[Set problem] Print nothing but the lines from the start of the listing below through the line that contains "from bokeh.core.properties import value". Do not include the pictures.

## Begin

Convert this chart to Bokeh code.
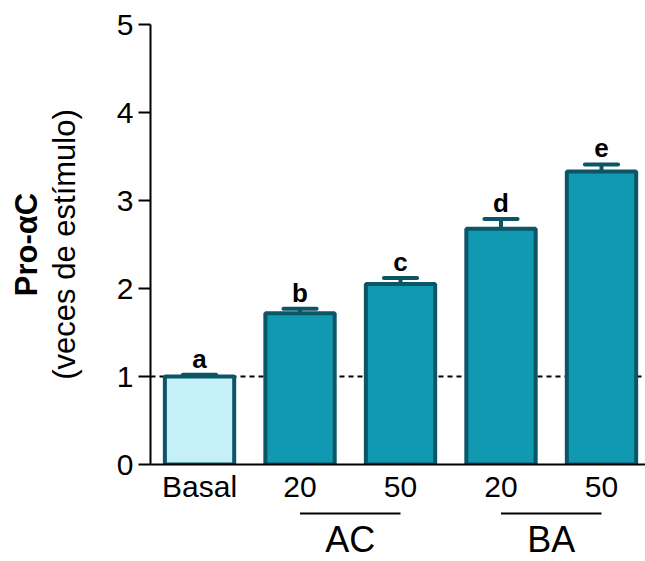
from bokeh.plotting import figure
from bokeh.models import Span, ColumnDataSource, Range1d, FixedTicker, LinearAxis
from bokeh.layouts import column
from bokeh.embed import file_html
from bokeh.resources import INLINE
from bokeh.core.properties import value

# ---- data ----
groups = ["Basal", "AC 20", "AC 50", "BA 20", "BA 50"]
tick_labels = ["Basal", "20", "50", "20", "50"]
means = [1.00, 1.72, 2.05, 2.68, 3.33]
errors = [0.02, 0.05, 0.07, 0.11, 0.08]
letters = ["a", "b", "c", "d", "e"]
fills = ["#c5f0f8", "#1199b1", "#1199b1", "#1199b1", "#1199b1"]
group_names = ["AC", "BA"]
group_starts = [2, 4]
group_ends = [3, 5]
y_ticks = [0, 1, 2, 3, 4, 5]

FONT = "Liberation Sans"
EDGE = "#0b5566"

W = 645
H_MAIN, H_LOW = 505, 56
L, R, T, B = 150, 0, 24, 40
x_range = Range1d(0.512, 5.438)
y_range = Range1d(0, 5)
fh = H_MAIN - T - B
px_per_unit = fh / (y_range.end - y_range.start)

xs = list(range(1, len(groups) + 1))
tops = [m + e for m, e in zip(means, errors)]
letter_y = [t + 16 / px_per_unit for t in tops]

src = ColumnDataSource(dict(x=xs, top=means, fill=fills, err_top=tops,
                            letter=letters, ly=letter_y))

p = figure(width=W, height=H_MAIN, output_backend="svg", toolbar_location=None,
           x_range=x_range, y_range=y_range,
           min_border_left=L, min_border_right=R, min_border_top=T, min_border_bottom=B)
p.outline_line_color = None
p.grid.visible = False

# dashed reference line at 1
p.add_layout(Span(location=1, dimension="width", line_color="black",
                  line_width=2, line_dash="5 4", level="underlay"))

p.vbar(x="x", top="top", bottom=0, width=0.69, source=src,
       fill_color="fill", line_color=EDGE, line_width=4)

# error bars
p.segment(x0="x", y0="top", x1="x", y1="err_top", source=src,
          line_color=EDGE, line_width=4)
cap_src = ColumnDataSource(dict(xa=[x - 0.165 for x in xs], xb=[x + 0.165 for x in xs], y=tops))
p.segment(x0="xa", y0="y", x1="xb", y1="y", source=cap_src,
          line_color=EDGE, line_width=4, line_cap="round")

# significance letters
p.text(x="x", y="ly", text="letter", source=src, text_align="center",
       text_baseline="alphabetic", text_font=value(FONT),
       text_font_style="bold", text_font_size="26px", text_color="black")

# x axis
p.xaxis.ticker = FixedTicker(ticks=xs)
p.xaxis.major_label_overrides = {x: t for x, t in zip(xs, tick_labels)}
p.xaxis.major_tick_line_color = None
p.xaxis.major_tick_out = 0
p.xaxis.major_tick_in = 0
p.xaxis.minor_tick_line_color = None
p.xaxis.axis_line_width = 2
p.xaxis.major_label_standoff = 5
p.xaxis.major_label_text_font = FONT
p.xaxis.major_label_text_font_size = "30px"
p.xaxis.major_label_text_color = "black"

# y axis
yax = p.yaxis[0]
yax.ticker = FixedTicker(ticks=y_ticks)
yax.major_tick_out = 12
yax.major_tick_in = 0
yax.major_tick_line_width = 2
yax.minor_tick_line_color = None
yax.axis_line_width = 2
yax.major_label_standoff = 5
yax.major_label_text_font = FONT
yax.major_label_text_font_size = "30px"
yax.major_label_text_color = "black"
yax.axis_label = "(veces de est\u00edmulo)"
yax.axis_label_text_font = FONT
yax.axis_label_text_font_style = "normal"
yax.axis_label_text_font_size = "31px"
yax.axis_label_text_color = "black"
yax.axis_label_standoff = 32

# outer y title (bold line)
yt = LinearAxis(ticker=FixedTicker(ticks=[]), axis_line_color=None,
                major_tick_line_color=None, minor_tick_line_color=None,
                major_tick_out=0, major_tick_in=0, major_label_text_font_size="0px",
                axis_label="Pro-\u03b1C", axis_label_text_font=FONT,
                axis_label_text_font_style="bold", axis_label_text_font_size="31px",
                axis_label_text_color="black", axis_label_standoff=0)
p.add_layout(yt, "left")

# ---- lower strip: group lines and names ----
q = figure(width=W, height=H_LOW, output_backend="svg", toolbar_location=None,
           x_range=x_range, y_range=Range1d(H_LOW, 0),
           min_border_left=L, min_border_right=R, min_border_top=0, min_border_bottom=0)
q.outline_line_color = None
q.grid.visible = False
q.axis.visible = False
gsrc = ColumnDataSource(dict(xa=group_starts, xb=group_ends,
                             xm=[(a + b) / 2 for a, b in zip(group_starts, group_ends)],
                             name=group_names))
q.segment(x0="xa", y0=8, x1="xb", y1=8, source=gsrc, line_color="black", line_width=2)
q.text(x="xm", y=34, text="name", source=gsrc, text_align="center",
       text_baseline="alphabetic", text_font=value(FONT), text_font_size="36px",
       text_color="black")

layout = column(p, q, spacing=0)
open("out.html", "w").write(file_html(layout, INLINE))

## End

[Task response]
Convert this chart to Bokeh code.
from bokeh.plotting import figure
from bokeh.models import Span, ColumnDataSource, Range1d, FixedTicker, LinearAxis
from bokeh.layouts import column
from bokeh.embed import file_html
from bokeh.resources import INLINE
from bokeh.core.properties import value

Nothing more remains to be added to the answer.